**What is being asked**
Retype, please, the listing from its opening line through the line that contains "90.5, 89.4, 88.8, 95.6, 80.3, 88.0, 87.4, 84.1];", both included, without the pictures.

━━━ Supplied material ━━━

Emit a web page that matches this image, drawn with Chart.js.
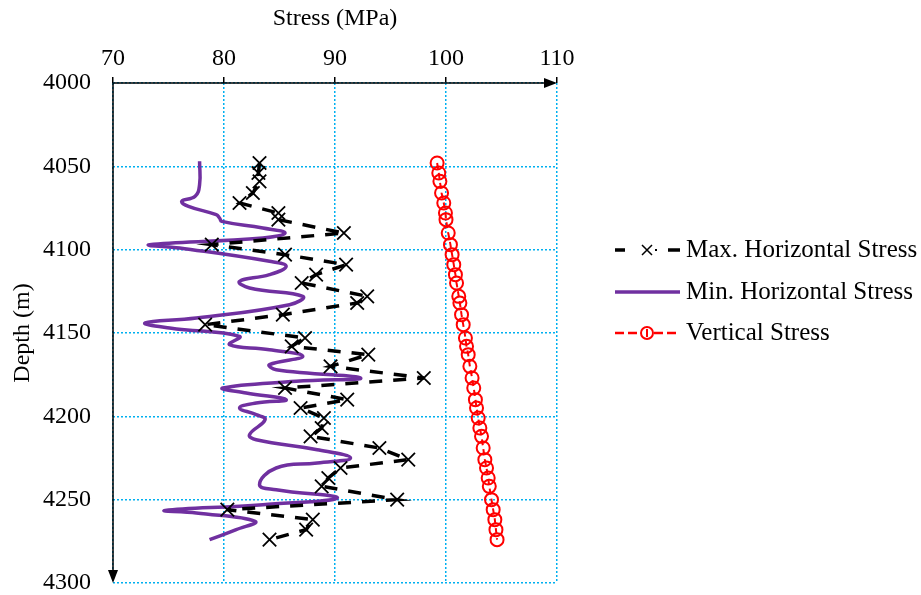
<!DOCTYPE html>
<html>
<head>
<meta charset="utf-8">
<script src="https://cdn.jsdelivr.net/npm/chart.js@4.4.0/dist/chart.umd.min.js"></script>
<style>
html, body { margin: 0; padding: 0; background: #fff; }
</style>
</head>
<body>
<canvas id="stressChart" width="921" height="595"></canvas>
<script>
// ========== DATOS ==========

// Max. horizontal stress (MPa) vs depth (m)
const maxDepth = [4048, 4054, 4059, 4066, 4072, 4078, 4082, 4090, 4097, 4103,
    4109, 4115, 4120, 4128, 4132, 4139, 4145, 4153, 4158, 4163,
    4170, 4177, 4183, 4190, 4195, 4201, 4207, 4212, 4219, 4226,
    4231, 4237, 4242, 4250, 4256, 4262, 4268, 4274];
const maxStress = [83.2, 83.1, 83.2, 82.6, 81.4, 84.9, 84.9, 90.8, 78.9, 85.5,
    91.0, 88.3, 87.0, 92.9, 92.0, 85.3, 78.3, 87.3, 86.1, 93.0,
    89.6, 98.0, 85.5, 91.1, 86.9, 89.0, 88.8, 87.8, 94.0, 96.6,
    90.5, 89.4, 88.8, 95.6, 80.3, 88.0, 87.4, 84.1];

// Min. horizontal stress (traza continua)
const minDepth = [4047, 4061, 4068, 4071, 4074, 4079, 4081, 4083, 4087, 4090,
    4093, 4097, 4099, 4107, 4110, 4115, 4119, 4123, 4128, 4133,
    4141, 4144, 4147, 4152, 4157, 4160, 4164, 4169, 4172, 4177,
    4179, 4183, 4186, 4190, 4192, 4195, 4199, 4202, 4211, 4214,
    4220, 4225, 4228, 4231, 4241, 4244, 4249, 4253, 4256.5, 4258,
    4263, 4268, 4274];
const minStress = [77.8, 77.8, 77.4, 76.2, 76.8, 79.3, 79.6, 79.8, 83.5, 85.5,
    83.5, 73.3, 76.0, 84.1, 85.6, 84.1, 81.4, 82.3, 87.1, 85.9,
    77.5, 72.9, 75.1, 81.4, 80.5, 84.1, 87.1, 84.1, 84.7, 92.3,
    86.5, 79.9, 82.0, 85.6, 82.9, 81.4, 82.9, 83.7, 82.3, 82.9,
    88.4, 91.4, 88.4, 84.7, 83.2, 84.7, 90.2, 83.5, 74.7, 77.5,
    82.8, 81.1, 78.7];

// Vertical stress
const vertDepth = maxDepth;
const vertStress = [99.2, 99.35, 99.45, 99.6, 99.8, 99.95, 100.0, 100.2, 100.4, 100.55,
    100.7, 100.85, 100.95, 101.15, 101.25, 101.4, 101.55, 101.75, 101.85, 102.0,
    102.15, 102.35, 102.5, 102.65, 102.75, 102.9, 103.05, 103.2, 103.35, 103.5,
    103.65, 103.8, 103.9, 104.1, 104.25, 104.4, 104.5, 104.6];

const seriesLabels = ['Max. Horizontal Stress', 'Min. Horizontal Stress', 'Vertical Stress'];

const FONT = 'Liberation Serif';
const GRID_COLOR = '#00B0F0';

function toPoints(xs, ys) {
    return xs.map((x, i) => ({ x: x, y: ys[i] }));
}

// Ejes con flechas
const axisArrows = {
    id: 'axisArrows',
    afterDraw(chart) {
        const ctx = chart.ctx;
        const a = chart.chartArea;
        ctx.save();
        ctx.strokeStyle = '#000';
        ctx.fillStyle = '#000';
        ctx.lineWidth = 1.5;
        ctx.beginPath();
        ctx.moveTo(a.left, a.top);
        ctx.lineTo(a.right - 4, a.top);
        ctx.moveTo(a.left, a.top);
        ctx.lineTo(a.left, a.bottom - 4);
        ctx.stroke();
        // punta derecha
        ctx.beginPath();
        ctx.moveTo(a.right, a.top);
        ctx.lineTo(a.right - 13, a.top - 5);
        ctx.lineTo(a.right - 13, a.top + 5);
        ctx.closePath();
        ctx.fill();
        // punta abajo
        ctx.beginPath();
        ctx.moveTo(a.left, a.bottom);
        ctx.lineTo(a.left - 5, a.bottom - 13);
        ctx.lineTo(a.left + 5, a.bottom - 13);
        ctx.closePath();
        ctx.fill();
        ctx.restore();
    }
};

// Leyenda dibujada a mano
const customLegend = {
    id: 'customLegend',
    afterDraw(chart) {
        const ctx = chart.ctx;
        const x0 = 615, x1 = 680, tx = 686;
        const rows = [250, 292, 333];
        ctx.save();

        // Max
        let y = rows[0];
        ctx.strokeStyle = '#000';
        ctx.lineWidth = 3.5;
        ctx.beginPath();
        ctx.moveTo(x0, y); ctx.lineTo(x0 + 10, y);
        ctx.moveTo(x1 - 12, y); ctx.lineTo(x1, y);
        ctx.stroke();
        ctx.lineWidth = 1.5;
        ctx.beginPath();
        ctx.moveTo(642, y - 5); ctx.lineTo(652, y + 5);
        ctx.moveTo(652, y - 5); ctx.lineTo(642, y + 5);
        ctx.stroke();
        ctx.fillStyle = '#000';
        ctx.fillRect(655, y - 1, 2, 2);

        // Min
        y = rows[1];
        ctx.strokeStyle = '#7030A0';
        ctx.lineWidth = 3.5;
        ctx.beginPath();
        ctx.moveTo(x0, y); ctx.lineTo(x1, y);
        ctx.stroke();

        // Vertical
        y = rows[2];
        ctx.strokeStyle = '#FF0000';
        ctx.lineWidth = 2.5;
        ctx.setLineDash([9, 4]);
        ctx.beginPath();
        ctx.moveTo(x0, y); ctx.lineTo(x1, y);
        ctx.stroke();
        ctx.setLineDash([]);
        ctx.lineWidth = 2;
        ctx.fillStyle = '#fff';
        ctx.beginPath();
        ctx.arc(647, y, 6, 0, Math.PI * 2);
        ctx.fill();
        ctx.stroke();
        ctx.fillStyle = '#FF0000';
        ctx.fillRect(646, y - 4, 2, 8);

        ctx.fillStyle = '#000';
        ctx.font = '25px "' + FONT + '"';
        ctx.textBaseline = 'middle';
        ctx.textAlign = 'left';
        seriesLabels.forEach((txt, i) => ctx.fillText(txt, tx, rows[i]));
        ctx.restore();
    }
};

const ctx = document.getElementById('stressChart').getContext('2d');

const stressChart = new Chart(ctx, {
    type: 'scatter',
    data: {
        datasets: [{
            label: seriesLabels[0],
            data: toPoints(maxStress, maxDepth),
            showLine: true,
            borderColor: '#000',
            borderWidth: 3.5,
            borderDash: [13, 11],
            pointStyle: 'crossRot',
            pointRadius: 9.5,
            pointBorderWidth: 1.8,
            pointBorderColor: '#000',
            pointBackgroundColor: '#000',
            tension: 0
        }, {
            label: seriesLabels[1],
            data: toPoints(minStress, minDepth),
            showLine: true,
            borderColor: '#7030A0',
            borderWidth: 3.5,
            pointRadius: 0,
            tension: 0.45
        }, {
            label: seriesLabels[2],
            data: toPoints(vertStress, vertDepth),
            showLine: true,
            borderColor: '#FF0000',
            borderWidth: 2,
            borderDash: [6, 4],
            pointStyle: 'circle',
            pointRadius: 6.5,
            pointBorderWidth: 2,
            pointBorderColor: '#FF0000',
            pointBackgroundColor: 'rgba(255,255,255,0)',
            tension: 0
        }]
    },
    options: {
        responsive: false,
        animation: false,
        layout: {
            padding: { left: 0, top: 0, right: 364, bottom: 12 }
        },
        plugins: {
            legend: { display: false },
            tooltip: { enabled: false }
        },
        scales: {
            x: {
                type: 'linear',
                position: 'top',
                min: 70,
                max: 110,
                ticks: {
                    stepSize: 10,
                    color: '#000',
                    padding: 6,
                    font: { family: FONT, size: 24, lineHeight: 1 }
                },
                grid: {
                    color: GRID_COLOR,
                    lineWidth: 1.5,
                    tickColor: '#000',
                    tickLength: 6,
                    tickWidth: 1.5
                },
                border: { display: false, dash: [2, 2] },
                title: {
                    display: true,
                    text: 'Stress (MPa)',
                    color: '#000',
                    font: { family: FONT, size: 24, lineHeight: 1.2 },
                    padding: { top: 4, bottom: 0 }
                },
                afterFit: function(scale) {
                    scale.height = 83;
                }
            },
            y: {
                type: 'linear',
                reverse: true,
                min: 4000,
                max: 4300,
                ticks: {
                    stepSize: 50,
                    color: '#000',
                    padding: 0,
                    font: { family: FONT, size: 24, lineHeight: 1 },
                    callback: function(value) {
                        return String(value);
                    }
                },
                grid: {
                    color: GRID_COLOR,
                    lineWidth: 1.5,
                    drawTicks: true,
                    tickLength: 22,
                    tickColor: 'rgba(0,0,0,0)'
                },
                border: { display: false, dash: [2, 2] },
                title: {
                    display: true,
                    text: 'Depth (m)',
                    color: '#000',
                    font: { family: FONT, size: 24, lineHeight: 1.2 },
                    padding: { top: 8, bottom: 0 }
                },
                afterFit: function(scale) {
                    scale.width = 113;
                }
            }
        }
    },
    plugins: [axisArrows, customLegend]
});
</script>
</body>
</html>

━━━

**Output of the exercise**
Emit a web page that matches this image, drawn with Chart.js.
<!DOCTYPE html>
<html>
<head>
<meta charset="utf-8">
<script src="https://cdn.jsdelivr.net/npm/chart.js@4.4.0/dist/chart.umd.min.js"></script>
<style>
html, body { margin: 0; padding: 0; background: #fff; }
</style>
</head>
<body>
<canvas id="stressChart" width="921" height="595"></canvas>
<script>
// ========== DATOS ==========

// Max. horizontal stress (MPa) vs depth (m)
const maxDepth = [4048, 4054, 4059, 4066, 4072, 4078, 4082, 4090, 4097, 4103,
    4109, 4115, 4120, 4128, 4132, 4139, 4145, 4153, 4158, 4163,
    4170, 4177, 4183, 4190, 4195, 4201, 4207, 4212, 4219, 4226,
    4231, 4237, 4242, 4250, 4256, 4262, 4268, 4274];
const maxStress = [83.2, 83.1, 83.2, 82.6, 81.4, 84.9, 84.9, 90.8, 78.9, 85.5,
    91.0, 88.3, 87.0, 92.9, 92.0, 85.3, 78.3, 87.3, 86.1, 93.0,
    89.6, 98.0, 85.5, 91.1, 86.9, 89.0, 88.8, 87.8, 94.0, 96.6,
    90.5, 89.4, 88.8, 95.6, 80.3, 88.0, 87.4, 84.1];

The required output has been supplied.